/---
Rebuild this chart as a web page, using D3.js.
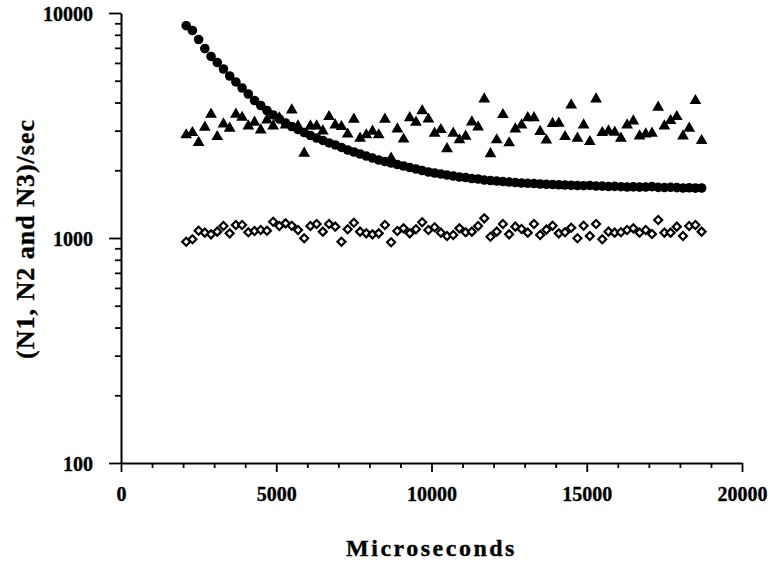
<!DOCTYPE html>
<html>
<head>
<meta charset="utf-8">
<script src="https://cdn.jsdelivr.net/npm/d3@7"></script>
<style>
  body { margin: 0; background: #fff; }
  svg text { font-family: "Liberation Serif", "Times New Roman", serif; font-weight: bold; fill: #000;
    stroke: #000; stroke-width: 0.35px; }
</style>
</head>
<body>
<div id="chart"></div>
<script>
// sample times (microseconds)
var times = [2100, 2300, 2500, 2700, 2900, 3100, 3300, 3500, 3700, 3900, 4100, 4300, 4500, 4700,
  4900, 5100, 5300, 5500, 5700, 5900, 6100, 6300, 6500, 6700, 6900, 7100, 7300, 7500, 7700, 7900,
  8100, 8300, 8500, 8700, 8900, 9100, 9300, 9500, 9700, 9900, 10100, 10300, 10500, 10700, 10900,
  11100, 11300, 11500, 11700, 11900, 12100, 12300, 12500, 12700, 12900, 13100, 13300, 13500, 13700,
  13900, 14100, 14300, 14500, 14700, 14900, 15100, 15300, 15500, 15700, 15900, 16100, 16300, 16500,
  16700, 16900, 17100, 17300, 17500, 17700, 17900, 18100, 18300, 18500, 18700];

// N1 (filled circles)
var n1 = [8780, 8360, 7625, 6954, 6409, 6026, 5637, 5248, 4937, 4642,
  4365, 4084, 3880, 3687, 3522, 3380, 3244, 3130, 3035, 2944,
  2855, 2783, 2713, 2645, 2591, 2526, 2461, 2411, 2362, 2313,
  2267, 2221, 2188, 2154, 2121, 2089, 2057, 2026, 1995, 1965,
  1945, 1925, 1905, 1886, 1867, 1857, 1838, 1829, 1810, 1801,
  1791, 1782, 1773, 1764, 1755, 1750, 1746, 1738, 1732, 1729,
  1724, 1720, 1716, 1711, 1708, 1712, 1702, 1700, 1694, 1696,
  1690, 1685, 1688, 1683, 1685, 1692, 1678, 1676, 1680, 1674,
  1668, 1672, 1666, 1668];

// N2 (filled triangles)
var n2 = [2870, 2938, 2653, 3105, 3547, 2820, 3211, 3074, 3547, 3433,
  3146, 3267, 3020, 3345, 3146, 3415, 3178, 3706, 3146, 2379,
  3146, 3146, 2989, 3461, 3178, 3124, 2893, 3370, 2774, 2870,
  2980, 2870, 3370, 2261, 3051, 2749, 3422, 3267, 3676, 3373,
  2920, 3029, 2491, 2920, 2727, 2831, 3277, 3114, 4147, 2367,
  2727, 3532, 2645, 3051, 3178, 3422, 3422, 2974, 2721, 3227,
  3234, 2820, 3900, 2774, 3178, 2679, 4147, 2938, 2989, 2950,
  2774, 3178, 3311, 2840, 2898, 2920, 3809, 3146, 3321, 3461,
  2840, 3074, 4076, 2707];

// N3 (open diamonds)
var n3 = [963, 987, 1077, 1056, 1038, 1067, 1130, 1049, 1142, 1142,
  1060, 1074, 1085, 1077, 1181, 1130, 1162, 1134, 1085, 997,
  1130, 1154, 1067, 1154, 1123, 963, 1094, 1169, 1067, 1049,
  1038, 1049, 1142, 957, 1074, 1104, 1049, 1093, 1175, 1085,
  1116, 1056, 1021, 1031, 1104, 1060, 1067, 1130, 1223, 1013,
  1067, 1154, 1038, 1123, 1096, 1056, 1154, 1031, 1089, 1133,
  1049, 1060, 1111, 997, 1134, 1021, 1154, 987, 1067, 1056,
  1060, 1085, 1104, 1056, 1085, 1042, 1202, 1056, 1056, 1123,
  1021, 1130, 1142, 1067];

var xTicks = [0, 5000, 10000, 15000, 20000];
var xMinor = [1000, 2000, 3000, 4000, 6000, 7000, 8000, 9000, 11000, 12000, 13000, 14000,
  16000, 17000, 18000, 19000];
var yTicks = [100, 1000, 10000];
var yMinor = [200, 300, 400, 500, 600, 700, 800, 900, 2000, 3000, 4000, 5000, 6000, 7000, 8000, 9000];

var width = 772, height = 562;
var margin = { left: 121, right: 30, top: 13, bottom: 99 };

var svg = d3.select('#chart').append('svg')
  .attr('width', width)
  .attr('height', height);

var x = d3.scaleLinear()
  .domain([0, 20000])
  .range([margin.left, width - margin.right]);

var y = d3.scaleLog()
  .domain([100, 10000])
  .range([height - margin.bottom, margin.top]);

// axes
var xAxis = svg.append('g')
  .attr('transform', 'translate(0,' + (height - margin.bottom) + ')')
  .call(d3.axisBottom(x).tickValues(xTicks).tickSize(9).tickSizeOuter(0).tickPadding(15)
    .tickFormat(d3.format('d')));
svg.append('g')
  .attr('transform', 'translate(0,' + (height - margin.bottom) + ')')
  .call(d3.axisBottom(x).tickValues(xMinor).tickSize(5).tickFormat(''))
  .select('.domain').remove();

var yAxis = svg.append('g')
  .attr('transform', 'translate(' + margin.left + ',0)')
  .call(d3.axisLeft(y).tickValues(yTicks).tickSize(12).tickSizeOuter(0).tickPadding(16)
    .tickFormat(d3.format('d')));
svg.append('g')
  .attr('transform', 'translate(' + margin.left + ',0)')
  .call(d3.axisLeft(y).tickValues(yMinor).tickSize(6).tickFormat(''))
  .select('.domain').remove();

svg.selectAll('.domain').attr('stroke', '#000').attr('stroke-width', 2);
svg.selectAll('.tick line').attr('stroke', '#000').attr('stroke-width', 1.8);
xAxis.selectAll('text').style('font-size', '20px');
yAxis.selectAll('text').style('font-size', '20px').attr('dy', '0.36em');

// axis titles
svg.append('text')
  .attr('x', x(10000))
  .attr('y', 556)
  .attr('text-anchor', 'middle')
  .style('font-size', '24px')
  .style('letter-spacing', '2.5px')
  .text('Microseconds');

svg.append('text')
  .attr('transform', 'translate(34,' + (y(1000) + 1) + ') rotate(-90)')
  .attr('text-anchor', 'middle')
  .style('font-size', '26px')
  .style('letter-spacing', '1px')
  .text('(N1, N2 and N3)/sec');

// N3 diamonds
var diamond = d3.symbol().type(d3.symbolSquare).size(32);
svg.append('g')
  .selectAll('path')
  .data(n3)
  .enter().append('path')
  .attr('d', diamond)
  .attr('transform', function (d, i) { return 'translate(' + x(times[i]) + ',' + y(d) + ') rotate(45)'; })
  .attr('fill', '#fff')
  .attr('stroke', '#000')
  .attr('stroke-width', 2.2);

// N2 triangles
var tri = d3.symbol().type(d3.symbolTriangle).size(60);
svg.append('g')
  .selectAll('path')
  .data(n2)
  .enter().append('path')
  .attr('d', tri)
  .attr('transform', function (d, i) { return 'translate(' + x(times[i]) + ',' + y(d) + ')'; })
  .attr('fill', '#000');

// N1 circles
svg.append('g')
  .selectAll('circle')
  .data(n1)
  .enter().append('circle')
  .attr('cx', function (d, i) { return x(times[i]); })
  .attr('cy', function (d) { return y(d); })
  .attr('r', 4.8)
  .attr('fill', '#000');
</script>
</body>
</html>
\---
» **Set problem**:
Return all of the data exactly as written, and drop the pictures.

» **Response to the exercise**:
Rebuild this chart as a web page, using D3.js.
<!DOCTYPE html>
<html>
<head>
<meta charset="utf-8">
<script src="https://cdn.jsdelivr.net/npm/d3@7"></script>
<style>
  body { margin: 0; background: #fff; }
  svg text { font-family: "Liberation Serif", "Times New Roman", serif; font-weight: bold; fill: #000;
    stroke: #000; stroke-width: 0.35px; }
</style>
</head>
<body>
<div id="chart"></div>
<script>
// sample times (microseconds)
var times = [2100, 2300, 2500, 2700, 2900, 3100, 3300, 3500, 3700, 3900, 4100, 4300, 4500, 4700,
  4900, 5100, 5300, 5500, 5700, 5900, 6100, 6300, 6500, 6700, 6900, 7100, 7300, 7500, 7700, 7900,
  8100, 8300, 8500, 8700, 8900, 9100, 9300, 9500, 9700, 9900, 10100, 10300, 10500, 10700, 10900,
  11100, 11300, 11500, 11700, 11900, 12100, 12300, 12500, 12700, 12900, 13100, 13300, 13500, 13700,
  13900, 14100, 14300, 14500, 14700, 14900, 15100, 15300, 15500, 15700, 15900, 16100, 16300, 16500,
  16700, 16900, 17100, 17300, 17500, 17700, 17900, 18100, 18300, 18500, 18700];

// N1 (filled circles)
var n1 = [8780, 8360, 7625, 6954, 6409, 6026, 5637, 5248, 4937, 4642,
  4365, 4084, 3880, 3687, 3522, 3380, 3244, 3130, 3035, 2944,
  2855, 2783, 2713, 2645, 2591, 2526, 2461, 2411, 2362, 2313,
  2267, 2221, 2188, 2154, 2121, 2089, 2057, 2026, 1995, 1965,
  1945, 1925, 1905, 1886, 1867, 1857, 1838, 1829, 1810, 1801,
  1791, 1782, 1773, 1764, 1755, 1750, 1746, 1738, 1732, 1729,
  1724, 1720, 1716, 1711, 1708, 1712, 1702, 1700, 1694, 1696,
  1690, 1685, 1688, 1683, 1685, 1692, 1678, 1676, 1680, 1674,
  1668, 1672, 1666, 1668];

// N2 (filled triangles)
var n2 = [2870, 2938, 2653, 3105, 3547, 2820, 3211, 3074, 3547, 3433,
  3146, 3267, 3020, 3345, 3146, 3415, 3178, 3706, 3146, 2379,
  3146, 3146, 2989, 3461, 3178, 3124, 2893, 3370, 2774, 2870,
  2980, 2870, 3370, 2261, 3051, 2749, 3422, 3267, 3676, 3373,
  2920, 3029, 2491, 2920, 2727, 2831, 3277, 3114, 4147, 2367,
  2727, 3532, 2645, 3051, 3178, 3422, 3422, 2974, 2721, 3227,
  3234, 2820, 3900, 2774, 3178, 2679, 4147, 2938, 2989, 2950,
  2774, 3178, 3311, 2840, 2898, 2920, 3809, 3146, 3321, 3461,
  2840, 3074, 4076, 2707];

// N3 (open diamonds)
var n3 = [963, 987, 1077, 1056, 1038, 1067, 1130, 1049, 1142, 1142,
  1060, 1074, 1085, 1077, 1181, 1130, 1162, 1134, 1085, 997,
  1130, 1154, 1067, 1154, 1123, 963, 1094, 1169, 1067, 1049,
  1038, 1049, 1142, 957, 1074, 1104, 1049, 1093, 1175, 1085,
  1116, 1056, 1021, 1031, 1104, 1060, 1067, 1130, 1223, 1013,
  1067, 1154, 1038, 1123, 1096, 1056, 1154, 1031, 1089, 1133,
  1049, 1060, 1111, 997, 1134, 1021, 1154, 987, 1067, 1056,
  1060, 1085, 1104, 1056, 1085, 1042, 1202, 1056, 1056, 1123,
  1021, 1130, 1142, 1067];

var xTicks = [0, 5000, 10000, 15000, 20000];
var xMinor = [1000, 2000, 3000, 4000, 6000, 7000, 8000, 9000, 11000, 12000, 13000, 14000,
  16000, 17000, 18000, 19000];
var yTicks = [100, 1000, 10000];
var yMinor = [200, 300, 400, 500, 600, 700, 800, 900, 2000, 3000, 4000, 5000, 6000, 7000, 8000, 9000];

var width = 772, height = 562;
var margin = { left: 121, right: 30, top: 13, bottom: 99 };

var svg = d3.select('#chart').append('svg')
  .attr('width', width)
  .attr('height', height);

var x = d3.scaleLinear()
  .domain([0, 20000])
  .range([margin.left, width - margin.right]);

var y = d3.scaleLog()
  .domain([100, 10000])
  .range([height - margin.bottom, margin.top]);

// axes
var xAxis = svg.append('g')
  .attr('transform', 'translate(0,' + (height - margin.bottom) + ')')
  .call(d3.axisBottom(x).tickValues(xTicks).tickSize(9).tickSizeOuter(0).tickPadding(15)
    .tickFormat(d3.format('d')));
svg.append('g')
  .attr('transform', 'translate(0,' + (height - margin.bottom) + ')')
  .call(d3.axisBottom(x).tickValues(xMinor).tickSize(5).tickFormat(''))
  .select('.domain').remove();

var yAxis = svg.append('g')
  .attr('transform', 'translate(' + margin.left + ',0)')
  .call(d3.axisLeft(y).tickValues(yTicks).tickSize(12).tickSizeOuter(0).tickPadding(16)
    .tickFormat(d3.format('d')));
svg.append('g')
  .attr('transform', 'translate(' + margin.left + ',0)')
  .call(d3.axisLeft(y).tickValues(yMinor).tickSize(6).tickFormat(''))
  .select('.domain').remove();

svg.selectAll('.domain').attr('stroke', '#000').attr('stroke-width', 2);
svg.selectAll('.tick line').attr('stroke', '#000').attr('stroke-width', 1.8);
xAxis.selectAll('text').style('font-size', '20px');
yAxis.selectAll('text').style('font-size', '20px').attr('dy', '0.36em');

// axis titles
svg.append('text')
  .attr('x', x(10000))
  .attr('y', 556)
  .attr('text-anchor', 'middle')
  .style('font-size', '24px')
  .style('letter-spacing', '2.5px')
  .text('Microseconds');

svg.append('text')
  .attr('transform', 'translate(34,' + (y(1000) + 1) + ') rotate(-90)')
  .attr('text-anchor', 'middle')
  .style('font-size', '26px')
  .style('letter-spacing', '1px')
  .text('(N1, N2 and N3)/sec');

// N3 diamonds
var diamond = d3.symbol().type(d3.symbolSquare).size(32);
svg.append('g')
  .selectAll('path')
  .data(n3)
  .enter().append('path')
  .attr('d', diamond)
  .attr('transform', function (d, i) { return 'translate(' + x(times[i]) + ',' + y(d) + ') rotate(45)'; })
  .attr('fill', '#fff')
  .attr('stroke', '#000')
  .attr('stroke-width', 2.2);

// N2 triangles
var tri = d3.symbol().type(d3.symbolTriangle).size(60);
svg.append('g')
  .selectAll('path')
  .data(n2)
  .enter().append('path')
  .attr('d', tri)
  .attr('transform', function (d, i) { return 'translate(' + x(times[i]) + ',' + y(d) + ')'; })
  .attr('fill', '#000');

// N1 circles
svg.append('g')
  .selectAll('circle')
  .data(n1)
  .enter().append('circle')
  .attr('cx', function (d, i) { return x(times[i]); })
  .attr('cy', function (d) { return y(d); })
  .attr('r', 4.8)
  .attr('fill', '#000');
</script>
</body>
</html>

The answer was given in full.